Gauging the seriousness of Russell Wilson trade rumors

Wilson continues to have his cake and eat it, too, in terms of public opinion. Outwardly, there are the legally bulletproof statements professing a desire to win, intimating that he wants to do so in Seattle while theoretically allowing his agent to find greener pastures elsewhere. The Seahawks got a legitimate trade offer last year from the Bears and could find themselves bombarded this offseason leading up to the draft. Here’s what I find most interesting about any and all of those negotiations: What would motivate the Seahawks to do it now? Wilson’s dead cap cuts in half next year. He’s entering his age-35 season in 2023, and they could defer any package until next season when the picks could be infinitely more valuable. This draft lacks a superstar quarterback and thus lacks the kind of necessary resource scarcity that helps those picks multiply. If Wilson refuses to play, so what? The Seahawks were going to be bad if they traded him, and they’ll be bad with him sitting on the bench. Eventually, someone will trade for him. They can do it on their own terms. [Sports Illustrated]

It's obviously fun to talk about trades, and must have gotten a lot of action on their formerly long Wilson-to-Philly odds to prompt the big swing. But the Eagles seem content with Jalen Hurts, and the Seahawks would likely be demanding a king's ransom knowing they'll be taking a huge cap hit — ironically similar to what Philly did after trading Carson Wentz last season. 

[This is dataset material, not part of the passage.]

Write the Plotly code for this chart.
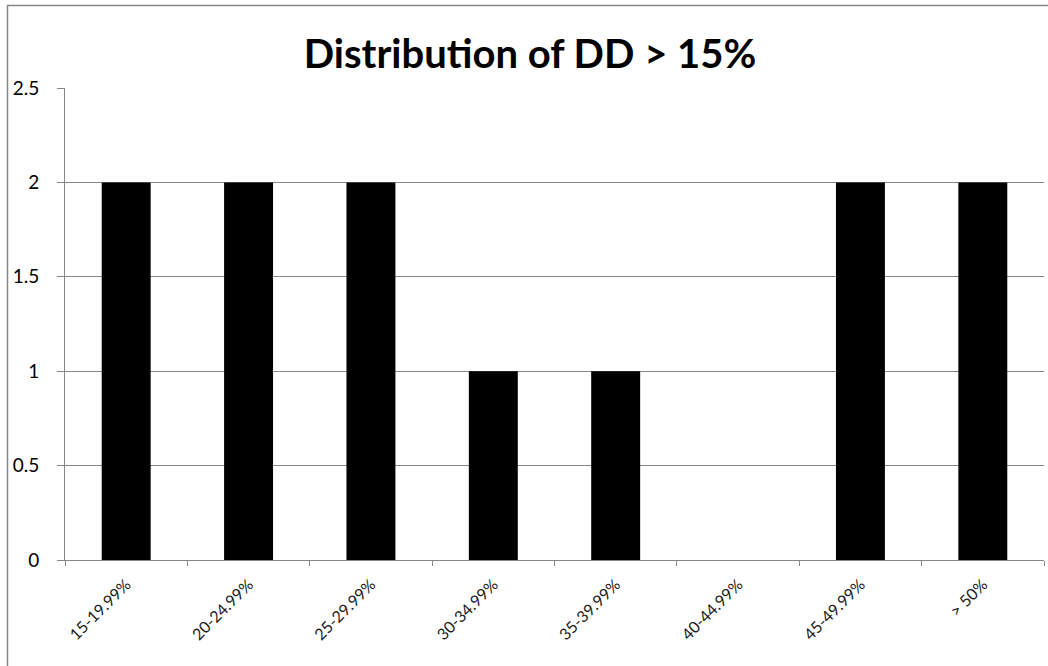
import plotly.graph_objects as go

categories = ["15-19.99%", "20-24.99%", "25-29.99%", "30-34.99%", "35-39.99%",
              "40-44.99%", "45-49.99%", "> 50%"]
counts = [2, 2, 2, 1, 1, 0, 2, 2]
y_ticks = [0, 0.5, 1, 1.5, 2, 2.5]
y_tick_text = ["0", "0.5", "1", "1.5", "2", "2.5"]
title_text = "Distribution of DD > 15%"

W, H = 1048, 666
L, R, T, B = 65, 4, 88, 106
pw, ph = W - L - R, H - T - B

def px_x(x):
    return (x - L) / pw

def px_y(y):
    return (H - B - y) / ph

fig = go.Figure()
fig.add_trace(go.Bar(x=categories, y=counts, marker=dict(color="#000000", line=dict(width=0)),
                     showlegend=False))

fig.update_layout(
    width=W, height=H,
    margin=dict(l=L, r=R, t=T, b=B, autoexpand=False),
    paper_bgcolor="white", plot_bgcolor="white",
    bargap=0.6,
    title=dict(text="<b>" + title_text + "</b>", x=530 / W, xanchor="center",
               y=1 - 54 / H, yanchor="middle",
               font=dict(family="Lato", size=40, color="#000000")),
    xaxis=dict(showline=True, linecolor="#868686", linewidth=1,
               ticks="outside", tickson="boundaries", ticklen=5, tickcolor="#868686",
               tickangle=-45, tickfont=dict(family="Lato", size=16, color="#1a1a1a"),
               ticklabelstandoff=8,
               showgrid=False),
    yaxis=dict(range=[0, 2.5], tickvals=y_ticks, ticktext=y_tick_text,
               showline=True, linecolor="#868686", linewidth=1,
               ticks="outside", ticklen=7, tickcolor="#868686",
               showgrid=True, gridcolor="#868686", gridwidth=1,
               zeroline=False,
               ticklabelstandoff=14,
               tickfont=dict(family="Lato", size=19, color="#000000")),
    shapes=[dict(type="rect", xref="paper", yref="paper",
                 x0=px_x(7.5), x1=px_x(1060), y0=px_y(5.5), y1=px_y(680),
                 line=dict(color="#868686", width=1.5), fillcolor="rgba(0,0,0,0)",
                 layer="below")],
)

fig.write_html("out.html", config={"displayModeBar": False},
               post_script="document.body.style.margin='0';document.body.style.padding='0';")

The price for Wilson would probably exceed that of Wentz. The Colts spent a first and third round pick on Wentz last winter. Maybe that's the wrong template. Here's what Pro Football Focus could see the price being as they project the trade, among 14 others the publication could see happening this offseason:


Terms: Eagles send 2022 1st, 2023 1st, 2022 3rd

Seahawks dead money: $26M

Eagles inherited contract: Two years, $51M

The Eagles try to follow the Los Angeles Rams’ precedent here with a similar value trade for Russell Wilson, who is the same age as Matthew Stafford and has a similar remaining contract as Stafford did last offseason. The issue with trying to reconcile the Stafford-for-Jared Goff trade value is: How was Goff valued in the deal?

There’s a possibility the blockbuster trade was truly:

Stafford → Rams for a 1st and 3rd

Goff and a 1st → Lions for salary relief

Mike Renner’s recent mock draft has Wilson headed to the Eagles, with the Seahawks hitting the reset button at quarterback. Philadelphia inherits a quarterback who earned over three wins above replacement on average from 2012 to 2020. When factoring in the first- and second-round picks the Eagles acquired from the Indianapolis Colts, they end up close to net even in a swap of Carson Wentz for Russell Wilson. [Pro Football Focus]

The Eagles getting Wilson while keeping two of their 2022 first round picks seems like a victory, and perhaps they could recoup the 2023 pick by swapping one of their multiple first round picks this year. This move would, however, eat up pretty much all of the Birds' cap space this coming season and force them to once again hunt for bargains to upgrade their defense and receiving corps.

Wilson has not formally requested a trade, and he does not have the Eagles currently listed as a team where he would welcome a trade. Maybe the oddsmakers know something we don't. It will be interesting to see if more news breaks in the coming weeks that make the Eagles feel like a true odds-on favorite to land the star QB of their dreams.